▸ What you have to do:
Find every line in the records below that contains the word "with", and copy each such line.

▸ Data for this task:
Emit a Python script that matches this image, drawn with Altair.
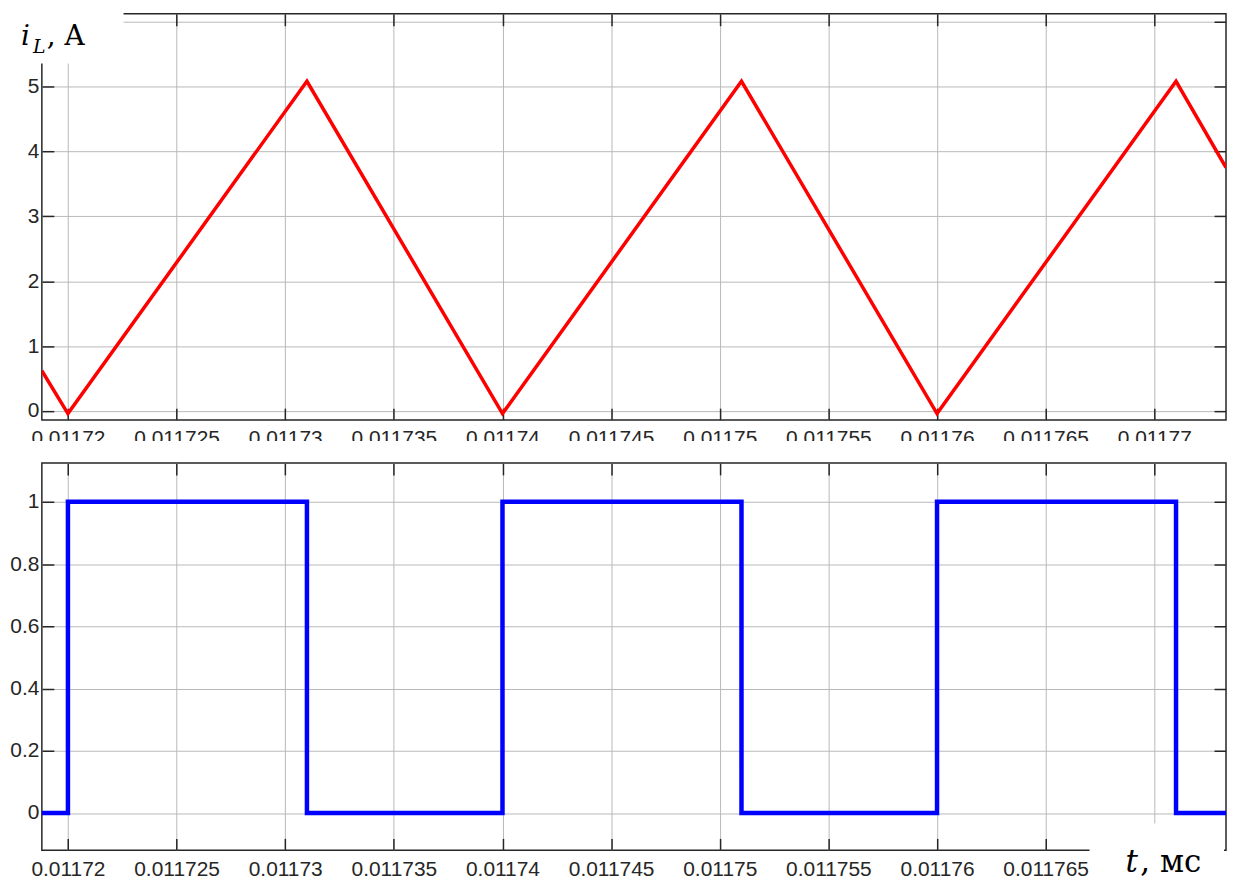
import altair as alt
import pandas as pd

# ---- data ----
T = [0.0117188, 0.01172, 0.011731, 0.01174, 0.011751, 0.01176, 0.011771, 0.0117733]
I_L = [0.62, -0.04, 5.08, -0.04, 5.08, -0.04, 5.08, 3.75]
GATE = [0, 1, 0, 1, 0, 1, 0, 0]

T_TICKS = [0.01172, 0.011725, 0.01173, 0.011735, 0.01174, 0.011745,
           0.01175, 0.011755, 0.01176, 0.011765, 0.01177]
I_TICKS = [0, 1, 2, 3, 4, 5, 6]
G_TICKS = [0, 0.2, 0.4, 0.6, 0.8, 1]
T_DOMAIN = [0.0117188, 0.0117733]
I_DOMAIN = [-0.14, 6.12]
G_DOMAIN = [-0.12, 1.125]

Y_TITLE = ["i", "L", ", A"]
X_TITLE = ["t", ", мс"]

# ---- style ----
W = 1189
H1 = 408
H2 = 389
EXT = 33
INK = "#262626"
GRID = "#b8b8b8"
SANS = "Liberation Sans"
SERIF = "DejaVu Serif"

df = pd.DataFrame({"t": T, "i": I_L, "g": GATE})


def main_axis(orient, values, fmt, pad, expr=None):
    kw = {}
    if expr:
        kw["labelExpr"] = expr
    return alt.Axis(orient=orient, values=values, format=fmt, grid=True,
                    gridColor=GRID, gridWidth=1, ticks=False, domain=False,
                    labelFont=SANS, labelFontSize=21, labelColor=INK,
                    labelPadding=pad, labelOverlap=False, labelFlush=False,
                    minExtent=EXT if orient == "left" else 0, title=None, **kw)


def tick_axis(orient, values, offset):
    return alt.Axis(orient=orient, values=values, offset=offset, labels=False,
                    domain=False, grid=False, ticks=True, tickSize=12,
                    tickColor=INK, tickWidth=1.5, title=None)


def panel(field, ydomain, yticks, H, color, sw, interp, xpad, xexpr=None):
    xs = alt.Scale(domain=T_DOMAIN, nice=False, zero=False)
    ys = alt.Scale(domain=ydomain, nice=False, zero=False)
    base = alt.Chart(df)
    t1 = base.mark_line(strokeOpacity=0, interpolate=interp).encode(
        x=alt.X("t:Q", scale=xs, axis=tick_axis("top", T_TICKS, -H)),
        y=alt.Y(f"{field}:Q", scale=ys, axis=tick_axis("right", yticks, -W)))
    t2 = base.mark_line(strokeOpacity=0, interpolate=interp).encode(
        x=alt.X("t:Q", scale=xs, axis=tick_axis("bottom", T_TICKS, -H)),
        y=alt.Y(f"{field}:Q", scale=ys, axis=tick_axis("left", yticks, -W)))
    line = base.mark_line(color=color, strokeWidth=sw, interpolate=interp, clip=True).encode(
        x=alt.X("t:Q", scale=xs, axis=main_axis("bottom", T_TICKS, ".6~g", xpad, xexpr)),
        y=alt.Y(f"{field}:Q", scale=ys, axis=main_axis("left", yticks, "~g", 3)))
    return t1, t2, line


one = alt.Data(values=[{}])


def mask(x, x2, y, y2):
    return alt.Chart(one).mark_rect(color="white").encode(
        x=alt.value(x), x2=alt.value(x2), y=alt.value(y), y2=alt.value(y2))


def label(txt, x, y, size, italic):
    return alt.Chart(alt.Data(values=[{"s": txt}])).mark_text(
        font=SERIF, fontSize=size, fontStyle="italic" if italic else "normal",
        align="left", baseline="alphabetic", color="black").encode(
        x=alt.value(x), y=alt.value(y), text="s:N")


t1, t2, red = panel("i", I_DOMAIN, I_TICKS, H1, "#ff0000", 3.5, "linear", 8)
top = alt.layer(
    t1, t2, red,
    mask(-EXT, 82, -1, 50),
    mask(-EXT, W, H1 + 21, H1 + 40),
    label(Y_TITLE[0], -21, 31, 28, True),
    label(Y_TITLE[1], -9, 39, 19, True),
    label(Y_TITLE[2], 5, 31, 28, False),
).resolve_axis(x="independent", y="independent").properties(width=W, height=H1)

# the last time label of the lower panel sits under the "t, мс" caption
b1, b2, blue = panel("g", G_DOMAIN, G_TICKS, H2, "#0000ff", 4.5, "step-after", 8,
                     "datum.value > 0.011768 ? '' : datum.label")
bottom = alt.layer(
    b1, b2, blue,
    mask(1052, W - 2, 362, H2 + 29),
    label(X_TITLE[0], 1088, 411, 31, True),
    label(X_TITLE[1], 1103, 411, 31, False),
).resolve_axis(x="independent", y="independent").properties(width=W, height=H2)

chart = alt.vconcat(top, bottom, spacing=0).properties(padding=0).configure_view(
    stroke=INK, strokeWidth=1.5)

chart.save("out.html", embed_options={"renderer": "svg", "actions": False})
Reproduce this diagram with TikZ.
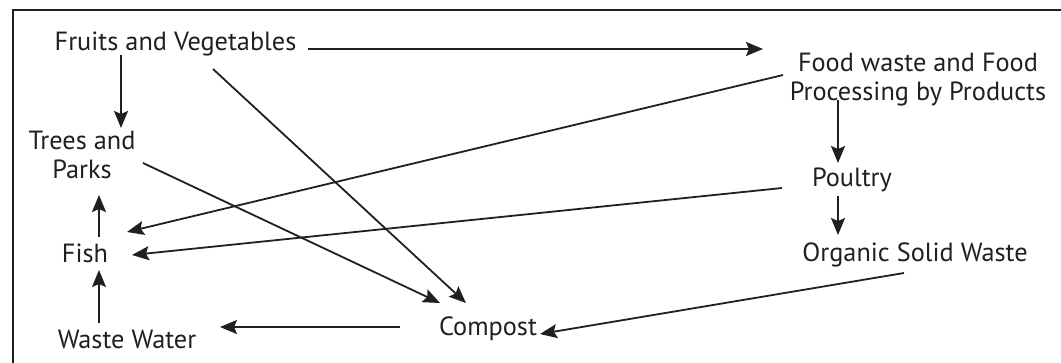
\documentclass[tikz,border=0pt]{standalone}
\usepackage{fontspec}
\setmainfont{PT Sans}
\usetikzlibrary{arrows.meta}
\definecolor{ink}{RGB}{35,31,32}

\begin{document}
\begin{tikzpicture}
[ x=1pt, y=-1pt, line width=1.8pt, draw=ink, text=ink
, item/.style={inner sep=0pt, anchor=base, align=center, font=\fontsize{26.3}{29}\selectfont}
, flow/.style={draw=ink, -{Stealth[length=17pt, width=14pt, inset=3pt]}}
, frame/.style={draw=ink, line width=2.4pt}
]
\useasboundingbox (0,0) rectangle (1061,362);
% Frame:
\draw [frame] (13,380) -- (13,10) -- (1080,10);
% Left column:
\node (fruits) [item] at (175.5,50) {Fruits and Vegetables};
\node (trees) [item] at (82,178) {Trees and\\Parks};
\node (fish) [item] at (85,262) {Fish};
\node (waste) [item] at (127,348) {Waste Water};
% Middle:
\node (compost) [item] at (488,335) {Compost};
% Right column:
\node (food) [item] at (918,100) {Food waste and Food\\Processing by Products};
\node (poultry) [item] at (852,186) {Poultry};
\node (organic) [item] at (915,261) {Organic Solid Waste};
% Connectors:
\draw [flow] ([shift={(132.5,-1)}]fruits.base) -- ([shift={(-155,-51)}]food.base);
\draw [flow] ([shift={(-54.5,5)}]fruits.base) -- ([shift={(39,-50)}]trees.base);
\draw [flow] ([shift={(37.5,19)}]fruits.base) -- ([shift={(-22,-32)}]compost.base);
\draw [flow] ([shift={(61,-15)}]trees.base) -- ([shift={(-48,-32)}]compost.base);
\draw [flow] ([shift={(-135,-25)}]food.base) -- ([shift={(42,-30)}]fish.base);
\draw [flow] ([shift={(-70,2)}]poultry.base) -- ([shift={(47,-7)}]fish.base);
\draw [flow] ([shift={(-80,0)}]food.base) -- ([shift={(-14,-23)}]poultry.base);
\draw [flow] ([shift={(-14,10)}]poultry.base) -- ([shift={(-77,-26)}]organic.base);
\draw [flow] ([shift={(-11,12)}]organic.base) -- ([shift={(52,-1)}]compost.base);
\draw [flow] ([shift={(-88,-8)}]compost.base) -- ([shift={(93,-21)}]waste.base);
\draw [flow] ([shift={(-28,-25)}]waste.base) -- ([shift={(14,8)}]fish.base);
\draw [flow] ([shift={(14,-25)}]fish.base) -- ([shift={(17,17)}]trees.base);
\end{tikzpicture}
\end{document}
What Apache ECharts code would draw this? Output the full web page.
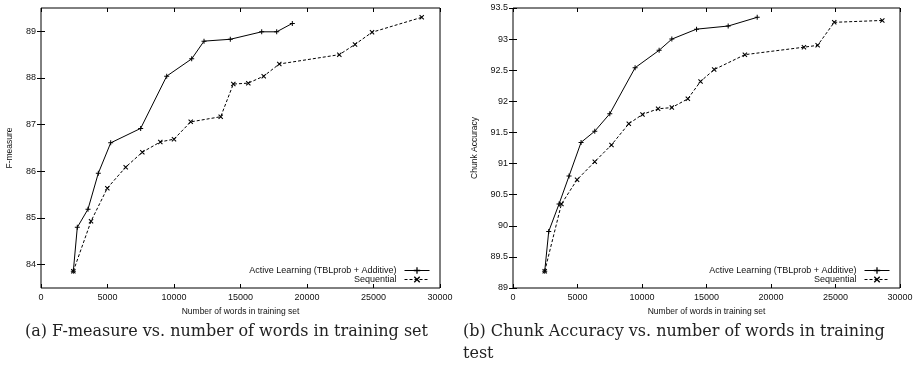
<!DOCTYPE html>
<html>
<head>
<meta charset="utf-8">
<script src="https://cdn.jsdelivr.net/npm/echarts@6/dist/echarts.min.js"></script>
<style>
html,body{margin:0;padding:0;background:#fff;}
#c{width:920px;height:376px;}
</style>
</head>
<body>
<div id="c"></div>
<script>
// ---- data ----
const leftActiveX = [2430, 2730, 3534, 4310, 5240, 7494, 9452, 11330, 12256, 14233, 16594, 17721, 18896];
const leftActiveY = [83.86, 84.80, 85.19, 85.96, 86.61, 86.92, 88.04, 88.41, 88.79, 88.83, 88.99, 88.99, 89.17];
const leftSeqX = [2430, 3760, 4987, 6368, 7617, 8970, 10000, 11256, 13512, 14459, 15587, 16745, 17918, 22430, 23610, 24888, 28625];
const leftSeqY = [83.86, 84.93, 85.64, 86.09, 86.41, 86.63, 86.69, 87.06, 87.17, 87.87, 87.89, 88.04, 88.30, 88.50, 88.72, 88.98, 89.30];

const rightActiveX = [2459, 2770, 3569, 4345, 5276, 6338, 7502, 9466, 11327, 12312, 14228, 16680, 18930];
const rightActiveY = [89.27, 89.91, 90.35, 90.80, 91.34, 91.52, 91.80, 92.54, 92.82, 93.00, 93.16, 93.21, 93.35];
const rightSeqX = [2459, 3755, 4965, 6338, 7634, 8976, 10039, 11249, 12312, 13553, 14538, 15594, 17975, 22553, 23615, 24903, 28627];
const rightSeqY = [89.27, 90.35, 90.74, 91.03, 91.30, 91.64, 91.79, 91.88, 91.90, 92.04, 92.32, 92.51, 92.75, 92.87, 92.90, 93.27, 93.30];

const leftYTicks = [84, 85, 86, 87, 88, 89];
const seriesNames = ['Active Learning (TBLprob + Additive)', 'Sequential'];
const xAxisTitle = 'Number of words in training set';
const leftYTitle = 'F-measure';
const rightYTitle = 'Chunk Accuracy';
const captionA = '(a) F-measure vs. number of words in training set';
const captionB = '(b) Chunk Accuracy vs. number of words in training\ntest';

// ---- build ----
const zip = (xs, ys) => xs.map((x, i) => [x, ys[i]]);
const SANS = 'Liberation Sans, Arial, sans-serif';
const PLUS = 'path://M0,4L10,4L10,6L0,6Z M4,0L6,0L6,10L4,10Z';
const CROSS = 'path://M0,1.5L1.5,0L10,8.5L8.5,10Z M8.5,0L10,1.5L1.5,10L0,8.5Z';

function xAx(gi, pos, showLabels) {
  return {
    type: 'value', gridIndex: gi, position: pos, min: 0, max: 30000, interval: 5000,
    axisLine: { show: false },
    axisTick: { show: true, inside: true, length: 4, lineStyle: { color: '#000', width: 1 } },
    axisLabel: { show: showLabels, color: '#111', fontSize: 9, fontFamily: SANS, margin: 5,
      formatter: v => String(v) },
    splitLine: { show: false },
    name: showLabels ? xAxisTitle : '',
    nameLocation: 'middle', nameGap: 17,
    nameTextStyle: { color: '#111', fontSize: 8.5, fontFamily: SANS }
  };
}
function yAx(gi, pos, showLabels, cfg) {
  const a = {
    type: 'value', gridIndex: gi, position: pos, min: cfg.min, max: cfg.max,
    axisLine: { show: false },
    axisTick: { show: true, inside: true, length: 4, lineStyle: { color: '#000', width: 1 } },
    axisLabel: { show: showLabels, color: '#111', fontSize: 9, fontFamily: SANS, margin: 5,
      formatter: v => String(v) },
    splitLine: { show: false },
    name: showLabels ? cfg.title : '',
    nameLocation: 'middle', nameGap: cfg.gap,
    nameTextStyle: { color: '#111', fontSize: 8.5, fontFamily: SANS }
  };
  if (cfg.interval) a.interval = cfg.interval;
  if (cfg.ticks) {
    a.axisTick.customValues = cfg.ticks;
    a.axisLabel.customValues = cfg.ticks;
  }
  return a;
}
function lineSeries(name, xi, yi, data, dashed, sym, size) {
  return {
    name: name, type: 'line', xAxisIndex: xi, yAxisIndex: yi, data: data,
    symbol: sym, symbolSize: size, showSymbol: true, animation: false,
    lineStyle: { color: '#000', width: 1, type: dashed ? [3, 2] : 'solid' },
    itemStyle: { color: '#000', borderWidth: 0 },
    emphasis: { disabled: true }
  };
}
function legend(right) {
  return {
    orient: 'vertical', right: right, top: 266, align: 'right', padding: 0,
    itemGap: 0, itemWidth: 25, itemHeight: 8, selectedMode: false,
    data: seriesNames,
    lineStyle: { width: 1 },
    itemStyle: { borderWidth: 0 },
    textStyle: { color: '#111', fontSize: 9, fontFamily: SANS, lineHeight: 9, padding: [0, 3, 0, 0] }
  };
}

const chart = echarts.init(document.getElementById('c'), null, { renderer: 'canvas' });
const capStyle = { fontFamily: 'DejaVu Serif, serif', fontWeight: 'normal', fontSize: 16, color: '#222', lineHeight: 22 };
chart.setOption({
  backgroundColor: '#fff',
  animation: false,
  title: [
    { text: captionA, left: 25, top: 321, padding: 0, textStyle: capStyle },
    { text: captionB, left: 463, top: 321, padding: 0, textStyle: capStyle }
  ],
  grid: [
    { left: 41, right: 480, top: 8, bottom: 88, show: true, borderColor: '#000', borderWidth: 1, backgroundColor: 'transparent' },
    { left: 513, right: 20, top: 8, bottom: 88, show: true, borderColor: '#000', borderWidth: 1, backgroundColor: 'transparent' }
  ],
  xAxis: [
    xAx(0, 'bottom', true), xAx(0, 'top', false),
    xAx(1, 'bottom', true), xAx(1, 'top', false)
  ],
  yAxis: [
    yAx(0, 'left', true, { min: 83.5, max: 89.5, ticks: leftYTicks, title: leftYTitle, gap: 27 }),
    yAx(0, 'right', false, { min: 83.5, max: 89.5, ticks: leftYTicks }),
    yAx(1, 'left', true, { min: 89, max: 93.5, interval: 0.5, title: rightYTitle, gap: 34 }),
    yAx(1, 'right', false, { min: 89, max: 93.5, interval: 0.5 })
  ],
  legend: [legend(490), legend(30)],
  series: [
    lineSeries(seriesNames[0], 0, 0, zip(leftActiveX, leftActiveY), false, PLUS, 5),
    lineSeries(seriesNames[1], 0, 0, zip(leftSeqX, leftSeqY), true, CROSS, 5),
    lineSeries(seriesNames[0], 2, 2, zip(rightActiveX, rightActiveY), false, PLUS, 5),
    lineSeries(seriesNames[1], 2, 2, zip(rightSeqX, rightSeqY), true, CROSS, 5)
  ]
});
</script>
</body>
</html>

▸ Task answer:
Emit a Python script that matches this image, drawn with Altair.
Reproduce this diagram with TikZ.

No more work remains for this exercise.